Mr Patten's religious idealism is admirable, and almost every aspiration in his article is to be applauded (though I cannot really forgive him for liking Le Carre). But his analysis is flawed because he fails to see the depth of the gulf between his own faith and the secular society of which he writes.

In this secular society, science is not a noble, self-immolating ideal, the stout partner of true religion; it is a cantankerous, self-interested institution barely capable, in the hands of its most high-profile propagandists, of concealing its contempt for other modes of human understanding. Try to detect Mr Patten's austerely idealised science in the writings of Steve Jones, Richard Dawkins, Stephen Hawking or Steven Weinberg and you will try in vain.

What you will find are arrogance and a paper-thin intellectualism that spring from the belief that the authority of science places it well beyond the confines of the discipline and understanding of human culture. (It was the extraordinary Dr Jones, for example, who claimed that philosophy was to science what pornography was to sex. Consider that as a contribution to the education debate.)

And this arrogance signals the real place that science has taken in society: as the enemy of competing value systems and the power house of a destructive, technological, mechanistic materialism. Perhaps the real, the understandable reason that students are not doing science is that they do not like the look of it; they know it will carry on blithely and arrogantly getting things wrong and, frankly, they do not wish to be implicated. Mr Patten's God gets in the way of this bleaker truth, because He makes the Secretary of State too reasonable. Quite reasonably, Mr Patten does not see any incompatibility between science and the rest of human wisdom. He insists on the moral imperative at the centre of Western science, and he maintains the old post-Galileo Catholic truce: the modus vivendi that says science and theology are different aspects of the same thing.

The problem with this truce is that it has never really been observed by science and its handmaiden technology, and now that the new scientific popularisers have become bestsellers, it has been formally abandoned. Believe me, I have tried talking reasonably to Stephen Hawking within the terms of this truce: it does not work. It has, in effect, been admitted that, in a secular society, science wants to be and is God.
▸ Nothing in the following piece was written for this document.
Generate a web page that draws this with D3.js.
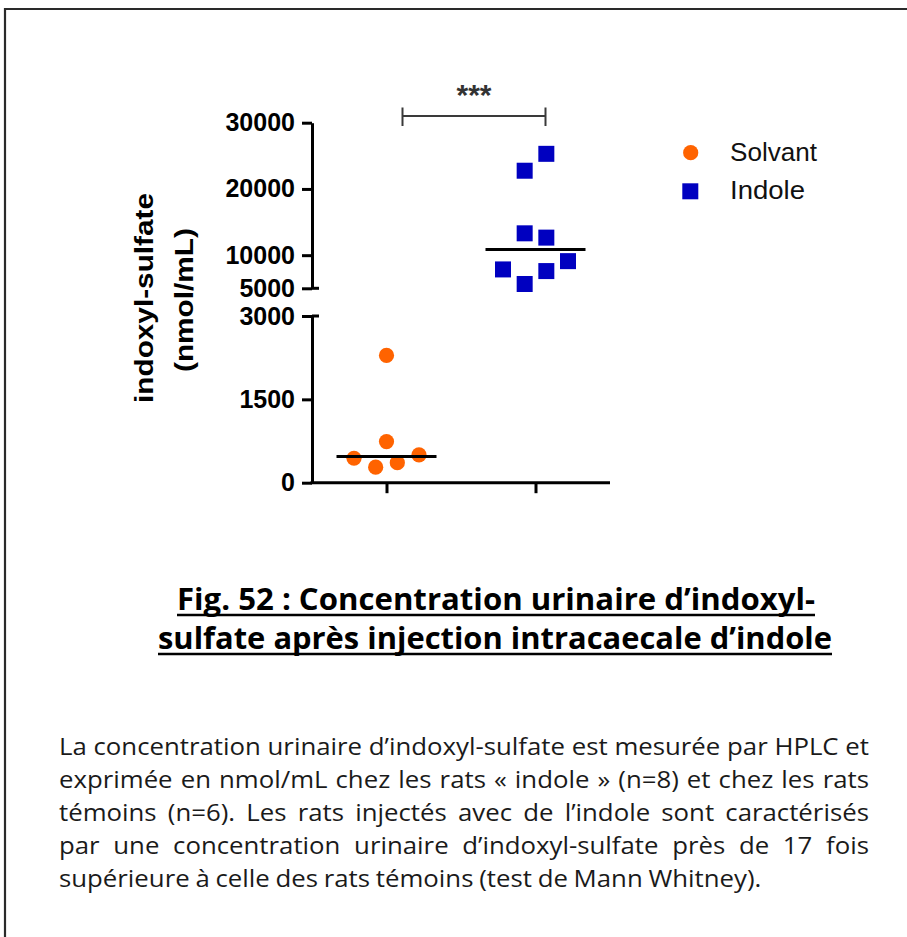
<!DOCTYPE html>
<html>
<head>
<meta charset="utf-8">
<script src="https://cdn.jsdelivr.net/npm/d3@7"></script>
<style>
  html, body { margin: 0; padding: 0; background: #fff; }
  svg { display: block; }
</style>
</head>
<body>
<svg id="chart" width="907" height="937"></svg>
<script>
// ---------------- data ----------------
const groups = ["Solvant", "Indole"];
const solvantValues = [2290, 740, 500, 440, 360, 280];
const solvantSlots  = [0, 0, 1.5, -1.5, 0.5, -0.5];      // swarm column index
const indoleValues  = [25300, 22750, 13300, 12650, 9100, 7850, 7600, 5650];
const indoleSlots   = [0.5, -0.5, -0.5, 0.5, 1.5, -1.5, 0.5, -0.5];
const upperTicks = [5000, 10000, 20000, 30000];
const lowerTicks = [0, 1500, 3000];
const breakLow = 3000, breakHigh = 5000, yMax = 30000;
const significance = "***";
const yLabelLines = ["indoxyl-sulfate", "(nmol/mL)"];
const titleLines = [
  "Fig. 52 : Concentration urinaire d\u2019indoxyl-",
  "sulfate apr\u00e8s injection intracaecale d\u2019indole"
];
const captionLines = [
  "La concentration urinaire d\u2019indoxyl-sulfate est mesur\u00e9e par HPLC et",
  "exprim\u00e9e en nmol/mL chez les rats \u00ab indole \u00bb (n=8) et chez les rats",
  "t\u00e9moins (n=6). Les rats inject\u00e9s avec de l\u2019indole sont caract\u00e9ris\u00e9s",
  "par une concentration urinaire d\u2019indoxyl-sulfate pr\u00e8s de 17 fois",
  "sup\u00e9rieure \u00e0 celle des rats t\u00e9moins (test de Mann Whitney)."
];

// ---------------- setup ----------------
const svg = d3.select("#chart");
const ORANGE = "#ff6300", BLUE = "#0000c0";
const AX = "Liberation Sans, Arial, sans-serif";
const BODY = "Open Sans, sans-serif";

// frame
svg.append("path").attr("d", "M5,937 L5,9 L907,9")
  .attr("fill", "none").attr("stroke", "#2a2a2a").attr("stroke-width", 2.2);

// scales
const axisX = 312, xEnd = 610, yZero = 482.7;
const x = d3.scalePoint().domain(groups).range([axisX, xEnd]).padding(0.5);
const yLower = d3.scaleLinear().domain([0, breakLow]).range([yZero, 316]);
const yUpper = d3.scaleLinear().domain([breakHigh, yMax]).range([288.3, 122.7]);
const yPos = v => v > breakLow ? yUpper(v) : yLower(v);
const slot = d3.scaleLinear().domain([-1.5, 1.5]).range([-32.5, 32.5]);

// axes
function styleAxis(g) {
  g.selectAll("path.domain").attr("stroke", "#000").attr("stroke-width", 3);
  g.selectAll(".tick line").attr("stroke", "#000").attr("stroke-width", 3);
  g.selectAll(".tick text").attr("font-family", AX).attr("font-weight", "bold")
    .attr("font-size", 25).attr("fill", "#000");
}
const fmt = d3.format("d");
const gUp = svg.append("g").attr("transform", `translate(${axisX},0)`)
  .call(d3.axisLeft(yUpper).tickValues(upperTicks).tickFormat(fmt).tickSize(10).tickSizeOuter(0).tickPadding(7));
styleAxis(gUp);
const gLo = svg.append("g").attr("transform", `translate(${axisX},0)`)
  .call(d3.axisLeft(yLower).tickValues(lowerTicks).tickFormat(fmt).tickSize(10).tickSizeOuter(0).tickPadding(7));
styleAxis(gLo);
// break ticks extend to the right
[yUpper(breakHigh), yLower(breakLow)].forEach(yy => {
  svg.append("line").attr("x1", axisX).attr("x2", axisX + 7)
    .attr("y1", yy).attr("y2", yy).attr("stroke", "#000").attr("stroke-width", 3);
});
const gX = svg.append("g").attr("transform", `translate(0,${yZero})`)
  .call(d3.axisBottom(x).tickFormat("").tickSize(10.5).tickSizeOuter(0));
styleAxis(gX);
gX.select("path.domain").attr("d", `M${axisX - 1.5},0H${xEnd}`);

// y label
yLabelLines.forEach((t, i) => {
  const cx = [153, 193][i], cy = [298, 300][i], len = [210, 144][i];
  svg.append("text")
    .attr("transform", `translate(${cx},${cy}) rotate(-90)`)
    .attr("text-anchor", "middle")
    .attr("font-family", AX).attr("font-weight", "bold").attr("font-size", 26)
    .attr("textLength", len).attr("lengthAdjust", "spacingAndGlyphs")
    .text(t);
});

// points
const data = [
  { g: "Solvant", values: solvantValues, slots: solvantSlots },
  { g: "Indole", values: indoleValues, slots: indoleSlots }
];
const s0 = data[0];
svg.append("g").selectAll("circle").data(s0.values).join("circle")
  .attr("cx", (d, i) => x(s0.g) + slot(s0.slots[i]))
  .attr("cy", d => yPos(d))
  .attr("r", 7.6).attr("fill", ORANGE);
const s1 = data[1];
const sq = 16;
svg.append("g").selectAll("rect").data(s1.values).join("rect")
  .attr("x", (d, i) => x(s1.g) + slot(s1.slots[i]) - sq / 2)
  .attr("y", d => yPos(d) - sq / 2)
  .attr("width", sq).attr("height", sq).attr("fill", BLUE);

// median lines
data.forEach(s => {
  const m = d3.median(s.values);
  svg.append("line")
    .attr("x1", x(s.g) - 50).attr("x2", x(s.g) + 50)
    .attr("y1", yPos(m)).attr("y2", yPos(m))
    .attr("stroke", "#000").attr("stroke-width", 3);
});

// significance bracket
const bx1 = x("Solvant") + 16, bx2 = x("Indole") + 10, by = 116;
svg.append("path")
  .attr("d", `M${bx1},${by - 8.5}V${by + 10}M${bx1},${by}H${bx2}M${bx2},${by - 8.5}V${by + 10}`)
  .attr("fill", "none").attr("stroke", "#3a3a3a").attr("stroke-width", 2);
svg.append("text").attr("x", (bx1 + bx2) / 2).attr("y", 104.5)
  .attr("text-anchor", "middle").attr("font-family", AX).attr("font-weight", "bold")
  .attr("font-size", 30).attr("fill", "#333").text(significance);

// legend
const lg = svg.append("g");
lg.append("circle").attr("cx", 690.7).attr("cy", 152.7).attr("r", 7.6).attr("fill", ORANGE);
lg.append("rect").attr("x", 690.3 - 8).attr("y", 191.3 - 8).attr("width", 16).attr("height", 16).attr("fill", BLUE);
groups.forEach((g, i) => {
  lg.append("text").attr("x", 730).attr("y", [160.5, 198.5][i])
    .attr("font-family", AX).attr("font-size", 25).attr("fill", "#111")
    .attr("textLength", [87, 75][i]).attr("lengthAdjust", "spacingAndGlyphs")
    .text(g);
});

// title
const titleSpans = [[177, 815, 610], [158, 832, 649]];
titleLines.forEach((t, i) => {
  const [x1, x2, yb] = titleSpans[i];
  svg.append("text").attr("x", x1).attr("y", yb)
    .attr("font-family", BODY).attr("font-weight", "bold").attr("font-size", 30)
    .attr("fill", "#000")
    .attr("textLength", x2 - x1).attr("lengthAdjust", "spacingAndGlyphs")
    .text(t);
  svg.append("line").attr("x1", x1).attr("x2", x2)
    .attr("y1", yb + 5).attr("y2", yb + 5)
    .attr("stroke", "#000").attr("stroke-width", 2.4);
});

// caption (justified)
const capLeft = 59, capRight = 869, capFs = 23;
const capBase = [755, 788, 821, 854, 887];
const measure = svg.append("text").attr("font-family", BODY).attr("font-size", capFs).attr("x", -2000).attr("y", -2000);
const widthOf = s => { measure.text(s); return measure.node().getComputedTextLength(); };
const W1 = widthOf(captionLines[0]);
const sx = (capRight - capLeft) / W1;
const spaceW = widthOf("a a") - widthOf("aa");
const cap = svg.append("g").attr("transform", `translate(${capLeft},0) scale(${sx},1)`);
captionLines.forEach((line, i) => {
  const words = line.split(" ");
  const ws = words.map(widthOf);
  const total = d3.sum(ws);
  const last = i === captionLines.length - 1;
  const gap = last ? spaceW * 0.85 : (W1 - total) / (words.length - 1);
  let cx = 0;
  const t = cap.append("text").attr("y", capBase[i])
    .attr("font-family", BODY).attr("font-size", capFs).attr("fill", "#1a1a1a");
  words.forEach((w, k) => {
    t.append("tspan").attr("x", cx).text(w);
    cx += ws[k] + gap;
  });
});
measure.remove();
</script>
</body>
</html>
Nevertheless, for Mr Patten the truce works, if not as a fact in the present society, then as a possibility in a future one. He writes of the first national curriculum children leaving school in 2001: he hopes that they will have accepted science as part of the culture, and that they will have been lured from the pseudo-religions. Science will be seen gratefully by the young as the potential solver of 'those very problems that set alight youthful idealism'. The whole of culture will have been reformed to become a rigorous dance of disciplines.

This is a decent hope, but it requires conviction; it requires a faith, an absolute at the end of all arguments. For Mr Patten, this is God. But what is it for the secular Tories in their Union Jack boaters, singing 'Jerusalem' in Blackpool? We need to know, because we are stuck with them for some time, and neither Labour nor Paddy Ashdown shows any sign of finding God, or an adequate substitute.

Maybe for the secular Tories the faith is John Major's fidelity to petit bourgeois values; maybe it is Teresa Gorman's Essex common sense; maybe it is the Mr Fixit style of Kenneth Clarke; maybe it is the old Wilson/Heath-era technophilia that lives on in Michael Heseltine and finds its valet in Mr Waldegrave. But, of course, none of these things is remotely convincing. They are not in the same imaginative and intellectual class as the enemies they must fight: a rampant scientism in our values and a technological fantasy in our society.

Perhaps for the true Tory, only God really works, and perhaps that means that Mr Patten is the clearest-sighted man in the Cabinet. What he sees in the world is unreal, but what he aspires to in the future is perfectly coherent and attractive - perfectly, in a word, conservative.

His article is a startling outpouring. It sets him apart in ways he may come to regret. But it is worth knowing that, for at least one member of the Cabinet, an offer of a chariot of fire would not be a complete embarrassment.